Wages growth is slow. The Economist was writing about this in the context of the UK recently, saying that they needed to be pushing up their wages growth in the UK. In fact, if you look at the figures, it seems that their inflation actually dipped into deflation just recently. They are in a terrible situation, but we have slow wages growth here as well. Unemployment being up is obviously one of the culprits, but the fact is that wages growth is the slowest it has been since the wage-price index started being kept in the 1990s. That is as much of a warning sign for our economy as you can get.

The wage share of the economy is decreasing; the profit share, obviously therefore, is increasing. These changes are affecting people's ability to meet their cost of living and they are affecting how far a dollar will go. This second Liberal-National budget is just as much of a disaster for jobs and for the economy as their first. This idea that somehow we can be happy about a budget in which there is a forecast increase in unemployment to 6½ per cent is wrong. The Liberals and Nationals have no vision for jobs of the future or for the training and skills we need to be building right now in relation to those jobs of the future.

So what is their plan to deal with this unemployment issue in the longer term? We talk about coding in schools. We talk about that in question time and the Prime Minister displays his utter ignorance on this issue by mocking us for doing so.

Our country needs to invest in science, technology, engineering and mathematics to make sure that Australians are ready to take up the jobs of the new economy. There are jobs in this country right now that rely on those skills that we are not filling with Australians. That needs to change. We know it needs to change. That is why Bill Shorten, the Leader of the Opposition, announced in his budget reply that we would take immediate measures to skill up primary and secondary school teachers to make sure that they get degrees in those stem disciplines, to make sure that other Australians get the opportunity to get degrees in those disciplines, and to make sure that those subjects are taught at primary and secondary level so that we are skilling people for the jobs of the future.

I do not want to hear companies or big business asking me why we do not have the talent in this country and have to import people. I do not want to have to hear them ask why the government is not doing enough to get more girls interested in engineering. I want us to fix that right now. Unfortunately, the current government thinks it is all a bit of a joke, but we are serious about STEM and we are also serious about innovation. A lot of the entrepreneurs I speak to, a lot of the people in the innovation sector, say to me, 'Australia has a culture of fear of failure. Why don't entrepreneurs go out and take more risks and build more businesses?' They point to Silicon Valley. A key difference between Australia and Silicon Valley is that in Australia if you start your own business you almost always are going to be risking your family home. That is not the case in the US.

What does Labor say about this? Bill announced a fantastic policy in the budget reply, saying that we are going to find a way to help those start-ups and entrepreneurs to get the finance they need without having to risk their family home.

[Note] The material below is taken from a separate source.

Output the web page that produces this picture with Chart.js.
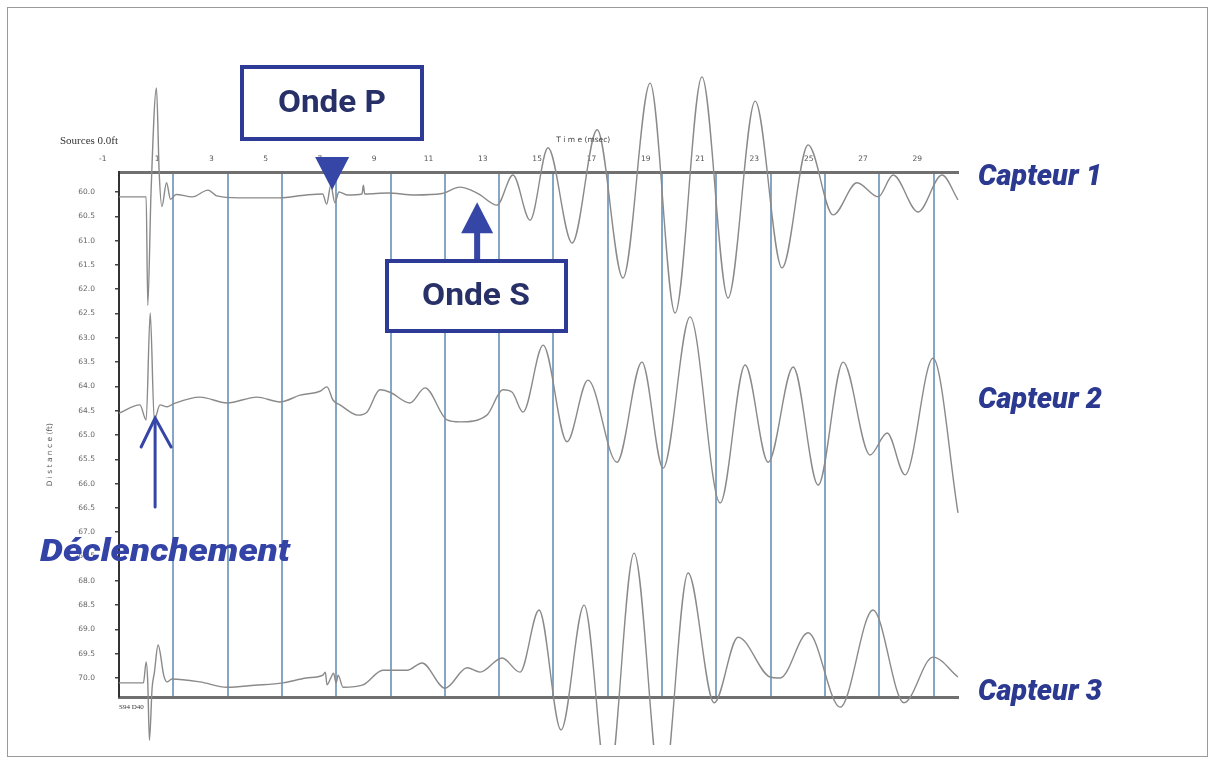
<!DOCTYPE html>
<html><head><meta charset="utf-8">
<script src="https://cdn.jsdelivr.net/npm/chart.js@4/dist/chart.umd.min.js"></script>
<style>html,body{margin:0;padding:0;background:#fff}#wrap{width:1215px;height:763px;position:relative}</style>
</head><body><div id="wrap"><canvas id="c"></canvas></div>
<script>
// Time axis tick labels (msec)
const timeTicks = [-1, 1, 3, 5, 7, 9, 11, 13, 15, 17, 19, 21, 23, 25, 27, 29];
// Vertical marker lines (msec)
const markerTimes = [1.6, 3.6, 5.6, 7.6, 9.6, 11.6, 13.6, 15.6, 17.6, 19.6, 21.6, 23.6, 25.6, 27.6, 29.6];
// Distance axis ticks (ft)
const distanceTicks = [60.0, 60.5, 61.0, 61.5, 62.0, 62.5, 63.0, 63.5, 64.0, 64.5, 65.0, 65.5, 66.0, 66.5, 67.0, 67.5, 68.0, 68.5, 69.0, 69.5, 70.0];

// Capteur 1
const sensor1Times = [-0.40, 0.55, 0.60, 0.66, 0.78, 0.98, 1.08, 1.18, 1.35, 1.50, 1.70, 2.30, 2.88, 3.20, 4.00, 5.50, 6.50, 7.10, 7.25, 7.40, 7.55, 7.70, 8.00, 8.55, 8.60, 8.65, 9.50, 10.50, 11.50, 12.16, 12.60, 12.90, 13.52, 14.11, 14.74, 15.40, 16.29, 17.21, 18.16, 19.16, 20.08, 21.07, 22.03, 23.03, 24.02, 24.98, 25.90, 26.78, 27.56, 28.11, 29.03, 29.91, 30.50];
const sensor1Values = [60.10, 60.10, 60.10, 62.33, 60.00, 57.86, 59.60, 60.30, 59.81, 60.15, 60.05, 60.10, 59.96, 60.08, 60.12, 60.12, 60.06, 60.04, 60.25, 59.86, 60.22, 60.00, 60.06, 60.04, 59.86, 60.04, 60.02, 60.06, 60.03, 59.90, 59.97, 60.06, 60.27, 59.65, 60.58, 59.09, 61.05, 58.72, 61.77, 57.76, 62.49, 57.63, 62.18, 58.13, 61.56, 59.03, 60.47, 59.81, 60.10, 59.65, 60.41, 59.65, 60.16];

// Capteur 2
const sensor2Times = [-0.40, 0.37, 0.60, 0.75, 0.90, 1.11, 1.37, 1.60, 2.58, 3.58, 4.68, 5.53, 6.27, 7.00, 7.26, 7.48, 7.74, 8.40, 8.73, 9.21, 9.58, 10.32, 10.87, 11.68, 12.16, 13.15, 13.74, 14.08, 14.48, 15.22, 16.10, 16.87, 17.94, 18.86, 19.64, 20.63, 21.74, 22.66, 23.51, 24.43, 25.35, 26.27, 27.26, 27.89, 28.55, 29.58, 30.50];
const sensor2Values = [64.55, 64.38, 64.69, 62.49, 64.69, 64.38, 64.42, 64.36, 64.22, 64.34, 64.22, 64.32, 64.18, 64.10, 64.01, 64.28, 64.38, 64.59, 64.53, 64.07, 64.12, 64.34, 64.03, 64.69, 64.73, 64.59, 64.07, 64.12, 64.53, 63.15, 65.14, 63.87, 65.56, 63.50, 65.68, 62.57, 66.40, 63.56, 65.56, 63.60, 66.03, 63.50, 65.41, 64.96, 65.82, 63.42, 66.60];

// Capteur 3
const sensor3Times = [-0.40, 0.50, 0.60, 0.66, 0.72, 0.82, 0.90, 1.04, 1.25, 1.37, 1.55, 2.58, 3.58, 4.60, 5.64, 6.50, 7.11, 7.20, 7.26, 7.40, 7.50, 7.60, 7.67, 7.85, 8.59, 9.32, 10.21, 10.76, 11.61, 12.42, 12.90, 13.71, 14.37, 15.07, 15.88, 16.73, 17.61, 18.57, 19.60, 20.56, 21.52, 22.40, 23.58, 23.95, 24.98, 26.16, 27.37, 28.51, 29.58, 30.50];
const sensor3Values = [70.10, 70.10, 69.67, 70.10, 71.28, 70.20, 69.90, 69.32, 69.95, 70.08, 70.02, 70.08, 70.19, 70.15, 70.10, 70.00, 69.94, 69.88, 70.14, 70.00, 69.90, 70.10, 69.94, 70.19, 70.14, 69.84, 69.84, 69.69, 70.21, 69.79, 69.88, 69.59, 69.88, 68.60, 71.07, 68.50, 72.30, 67.43, 72.51, 67.84, 70.51, 69.16, 69.98, 70.00, 69.07, 70.60, 68.60, 70.51, 69.57, 69.98];

const toPoints = (ts, vs) => ts.map((t, i) => ({x: t, y: vs[i]}));

const traceStyle = {
  borderColor: '#8a8a8a', borderWidth: 1.4, pointRadius: 0,
  cubicInterpolationMode: 'monotone', fill: false
};

function fitText(ctx, text, left, baseline, width, font, color) {
  ctx.save();
  ctx.font = font; ctx.fillStyle = color; ctx.textBaseline = 'alphabetic'; ctx.textAlign = 'left';
  const w = ctx.measureText(text).width;
  ctx.translate(left, baseline); ctx.scale(width / w, 1);
  ctx.fillText(text, 0, 0);
  ctx.restore();
}

const annotationPlugin = {
  id: 'annotations',
  afterDraw(chart) {
    const ctx = chart.ctx;
    const xs = chart.scales.x, ys = chart.scales.y;
    const navy = '#2e3b96', arrowBlue = '#3546a6';
    ctx.save();
    // outer frame
    ctx.strokeStyle = '#9a9a9a'; ctx.lineWidth = 1;
    ctx.strokeRect(7.5, 7.5, 1200, 749);

    // small texts
    ctx.fillStyle = '#333'; ctx.font = '11px "Liberation Serif"'; ctx.textAlign = 'left'; ctx.textBaseline = 'alphabetic';
    ctx.fillText('Sources 0.0ft', 60, 144);
    ctx.font = '7px "Liberation Serif"';
    ctx.fillText('S94 D40', 119, 709);
    ctx.fillStyle = '#444'; ctx.font = '7.5px "DejaVu Sans"'; ctx.textAlign = 'center';
    ctx.fillText('T i m e (msec)', xs.getPixelForValue(16.7), 142);

    // Onde P box + arrow
    ctx.fillStyle = '#fff'; ctx.strokeStyle = navy; ctx.lineWidth = 4;
    ctx.fillRect(242, 67, 180, 72); ctx.strokeRect(242, 67, 180, 72);
    fitText(ctx, 'Onde P', 278, 112, 108, 'bold 32px Roboto', '#283068');
    let tx = xs.getPixelForValue(7.45), ty = ys.getPixelForValue(59.96);
    ctx.fillStyle = arrowBlue;
    ctx.beginPath(); ctx.moveTo(tx, ty); ctx.lineTo(tx - 17, ty - 33); ctx.lineTo(tx + 17, ty - 33); ctx.closePath(); ctx.fill();

    // Onde S box + arrow
    ctx.fillStyle = '#fff';
    ctx.fillRect(387, 261, 179, 70); ctx.strokeRect(387, 261, 179, 70);
    fitText(ctx, 'Onde S', 422, 305, 108, 'bold 32px Roboto', '#283068');
    tx = xs.getPixelForValue(12.79); ty = ys.getPixelForValue(60.21);
    ctx.fillStyle = arrowBlue;
    ctx.beginPath(); ctx.moveTo(tx, ty); ctx.lineTo(tx - 16, ty + 31); ctx.lineTo(tx + 16, ty + 31); ctx.closePath(); ctx.fill();
    ctx.fillRect(tx - 3, ty + 29, 6, 259 - (ty + 29));

    // Déclenchement arrow
    tx = xs.getPixelForValue(0.93); ty = ys.getPixelForValue(64.65);
    ctx.strokeStyle = arrowBlue; ctx.lineWidth = 3; ctx.lineCap = 'round';
    ctx.beginPath(); ctx.moveTo(tx, ty + 2); ctx.lineTo(tx, 507); ctx.stroke();
    ctx.beginPath(); ctx.moveTo(tx - 14, ty + 29); ctx.lineTo(tx, ty); ctx.lineTo(tx + 16, ty + 29); ctx.stroke();
    fitText(ctx, 'Déclenchement', 40, 561, 250, 'italic 900 31px Roboto', '#3343a6');

    // sensor labels
    fitText(ctx, 'Capteur 1', 978, 185, 124, 'italic 900 30px Roboto', '#2b3990');
    fitText(ctx, 'Capteur 2', 978, 408, 124, 'italic 900 30px Roboto', '#2b3990');
    fitText(ctx, 'Capteur 3', 978, 700, 124, 'italic 900 30px Roboto', '#2b3990');
    ctx.restore();
  }
};

const pad = '\u00a0'.repeat(17);

new Chart(document.getElementById('c'), {
  type: 'line',
  data: {
    datasets: [
      Object.assign({label: 'Capteur 1', data: toPoints(sensor1Times, sensor1Values), clip: false}, traceStyle),
      Object.assign({label: 'Capteur 2', data: toPoints(sensor2Times, sensor2Values), clip: false}, traceStyle),
      Object.assign({label: 'Capteur 3', data: toPoints(sensor3Times, sensor3Values), clip: {left: false, top: false, right: false, bottom: 48}}, traceStyle)
    ]
  },
  options: {
    responsive: true, maintainAspectRatio: false, animation: false,
    layout: {autoPadding: false, padding: {left: 40, right: 257, top: 142, bottom: 56}},
    plugins: {legend: {display: false}, tooltip: {enabled: false}},
    scales: {
      x: {
        type: 'linear', position: 'top', min: -0.4, max: 30.5,
        afterBuildTicks: s => { s.ticks = timeTicks.map(v => ({value: v})); },
        afterFit: s => { s.height = 30; },
        grid: {display: false, drawTicks: false, tickLength: 0},
        border: {display: true, color: '#707070', width: 3},
        ticks: {autoSkip: false, maxRotation: 0, padding: 8, font: {family: 'DejaVu Sans', size: 7.5}, color: '#555', callback: v => String(v)}
      },
      x2: {
        type: 'linear', position: 'bottom', min: -0.4, max: 30.5,
        afterBuildTicks: s => { s.ticks = markerTimes.map(v => ({value: v})); },
        afterFit: s => { s.height = 10; },
        grid: {display: true, color: '#86a6c6', lineWidth: 2, drawTicks: false, tickLength: 0},
        border: {display: true, color: '#707070', width: 3},
        ticks: {display: false}
      },
      y: {
        type: 'linear', position: 'left', reverse: true, min: 59.588, max: 70.391,
        afterBuildTicks: s => { s.ticks = distanceTicks.map(v => ({value: v})); },
        afterFit: s => { s.width = 79; },
        grid: {display: true, drawOnChartArea: false, drawTicks: true, tickLength: 4, color: '#444', lineWidth: 1.5},
        border: {display: true, color: '#333', width: 2},
        ticks: {autoSkip: false, padding: 20, font: {family: 'DejaVu Sans', size: 7.5}, color: '#666', callback: v => Number(v).toFixed(1)},
        title: {display: true, text: 'D i s t a n c e (ft)' + pad, padding: {top: 6, bottom: 0}, font: {family: 'DejaVu Sans', size: 7.5}, color: '#555'}
      }
    }
  },
  plugins: [annotationPlugin]
});
</script>
</body></html>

That is going to contribute to a culture of greater risk-taking and greater entrepreneurialism. Risk-taking is not a dirty word any more in business, and nor should it be. It is through building businesses, through not being afraid of failure, through it not being a catastrophe for the family, that we will find those innovations of the future and build the new jobs of the future, as well. That is also why I am so proud of his announcement in respect of partnering with venture capital for new entrepreneurialism. The budget needs to be taken seriously by people. Talk to your MP and do not support this sort of economic vandalism that we have seen from the coalition.